Symbol name mangling is used by rustc to encode a unique name for symbols that are used during code generation. The encoded names are used by the linker to associate the name with the thing it refers to.

The method for mangling the names can be controlled with the -C symbol-mangling-version option.

Per-item control

The #[no_mangle] attribute can be used on items to disable name mangling on that item.

The #[export_name]attribute can be used to specify the exact name that will be used for a function or static.

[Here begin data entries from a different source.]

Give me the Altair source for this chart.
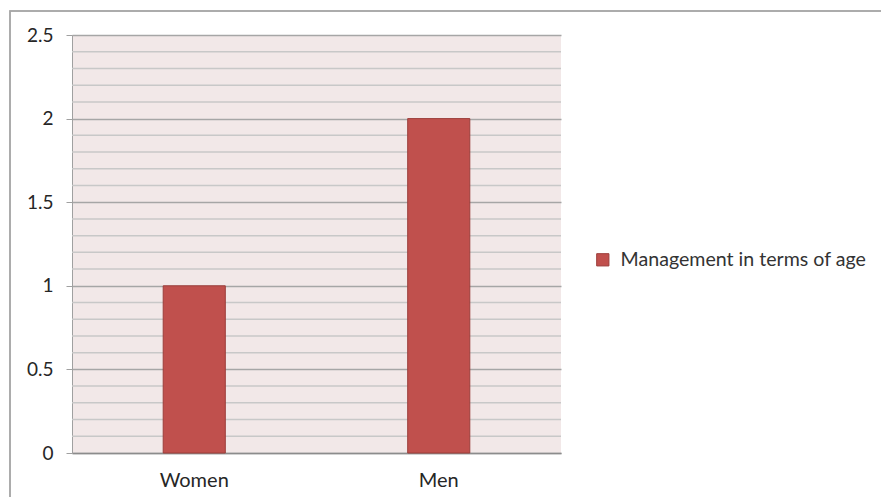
import altair as alt
import pandas as pd

categories = ["Women", "Men"]
values = [1, 2]
series_name = "Management in terms of age"
major_ticks = [0, 0.5, 1, 1.5, 2, 2.5]
minor_ticks = [0.1, 0.2, 0.3, 0.4, 0.6, 0.7, 0.8, 0.9, 1.1, 1.2, 1.3, 1.4,
               1.6, 1.7, 1.8, 1.9, 2.1, 2.2, 2.3, 2.4]

df = pd.DataFrame({"category": categories, "value": values, "series": [series_name] * len(categories)})

FONT = "Lato"

y_scale = alt.Scale(domain=[0, 2.5], nice=False)
y_axis = alt.Axis(values=major_ticks, format="~g", grid=True, gridColor="#A6A6A6", gridWidth=1.5,
                  domainColor="#A0A0A0", tickColor="#A0A0A0", tickSize=6, labelPadding=13,
                  labelFontSize=19, labelColor="#262626", labelFont=FONT)

bars = alt.Chart(df).mark_bar(stroke="#9C3E3B", strokeWidth=1).encode(
    x=alt.X("category:N", sort=categories, title=None,
            scale=alt.Scale(paddingInner=0.746, paddingOuter=0.373),
            axis=alt.Axis(labelAngle=0, ticks=False, domainColor="#8C8C8C", domainWidth=1.5,
                          labelFontSize=20, labelPadding=17, labelColor="#262626", labelFont=FONT)),
    y=alt.Y("value:Q", scale=y_scale, title=None, axis=y_axis),
    color=alt.Color("series:N", scale=alt.Scale(range=["#C0504D"]), title=None,
                    legend=alt.Legend(orient="none", legendX=521, legendY=215, symbolType="square",
                                      symbolSize=150, symbolStrokeColor="#9C3E3B", symbolStrokeWidth=1,
                                      labelFontSize=19.6, labelColor="#333333", labelFont=FONT,
                                      labelOffset=8, labelLimit=400)),
)

minor = alt.Chart(pd.DataFrame({"v": minor_ticks})).mark_rule(color="#C8C8C8", strokeWidth=1.5).encode(
    y=alt.Y("v:Q", scale=y_scale, title=None, axis=y_axis)
)

frame = alt.Chart(df).mark_rect(fill=None, stroke="#A6A6A6", strokeWidth=1.5).encode(
    x=alt.value(-62), x2=alt.value(900), y=alt.value(-24), y2=alt.value(600)
)

chart = alt.layer(minor, bars, frame).properties(
    width=489, height=418,
    background="white",
    autosize=alt.AutoSizeParams(type="none"),
    padding={"left": 72, "top": 35, "right": 320, "bottom": 44},
).configure_view(fill="#F2E8E8", stroke=None)

chart.save("out.html", embed_options={"renderer": "svg", "actions": False})
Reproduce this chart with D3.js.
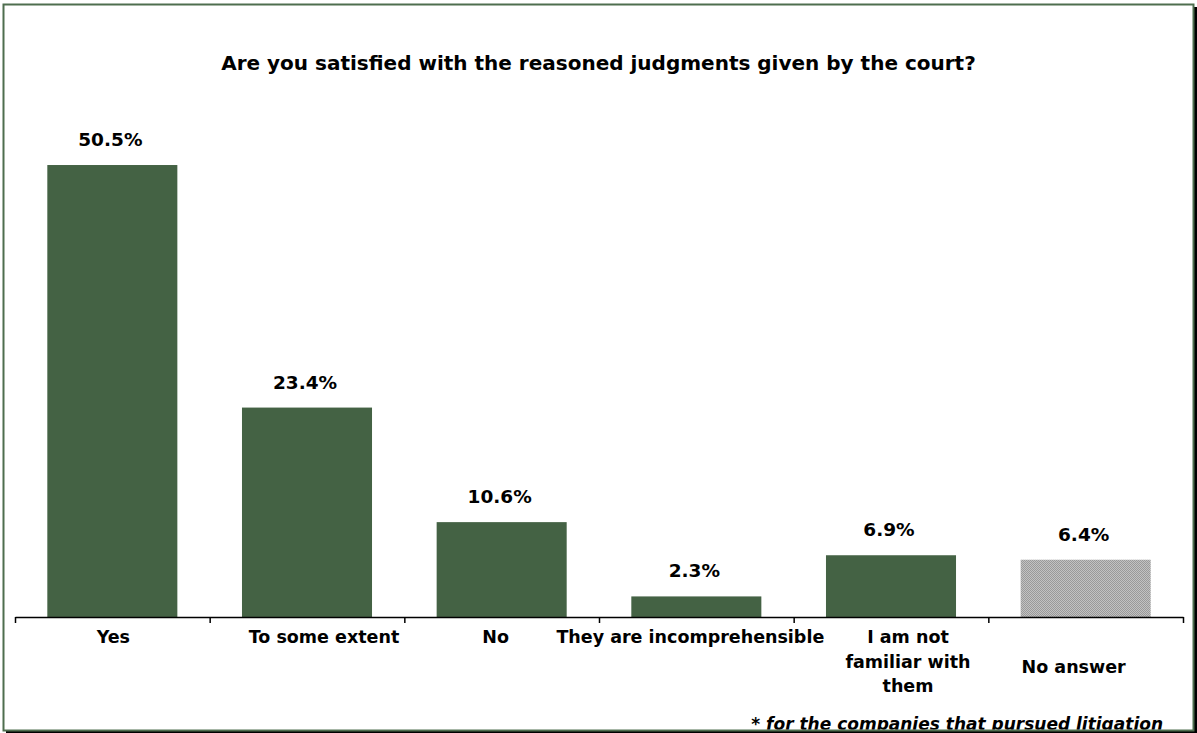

Items listed in an extern block use the identifier of the item without mangling to refer to the item. The #[link_name] attribute can be used to change that name.

Decoding

The encoded names may need to be decoded in some situations. For example, debuggers and other tooling may need to demangle the name so that it is more readable to the user. Recent versions of gdb and lldb have built-in support for demangling Rust identifiers. In situations where you need to do your own demangling, the rustc-demangle crate can be used to programmatically demangle names. rustfilt is a CLI tool which can demangle names.

An example of running rustfilt:

$ rustfilt _RNvCskwGfYPst2Cb_3foo16example_function
foo::example_function

Mangling versions

rustc supports different mangling versions which encode the names in different ways. The legacy version (which is currently the default) is not described here. The "v0" mangling scheme addresses several limitations of the legacy format, and is described in the v0 Symbol Format chapter.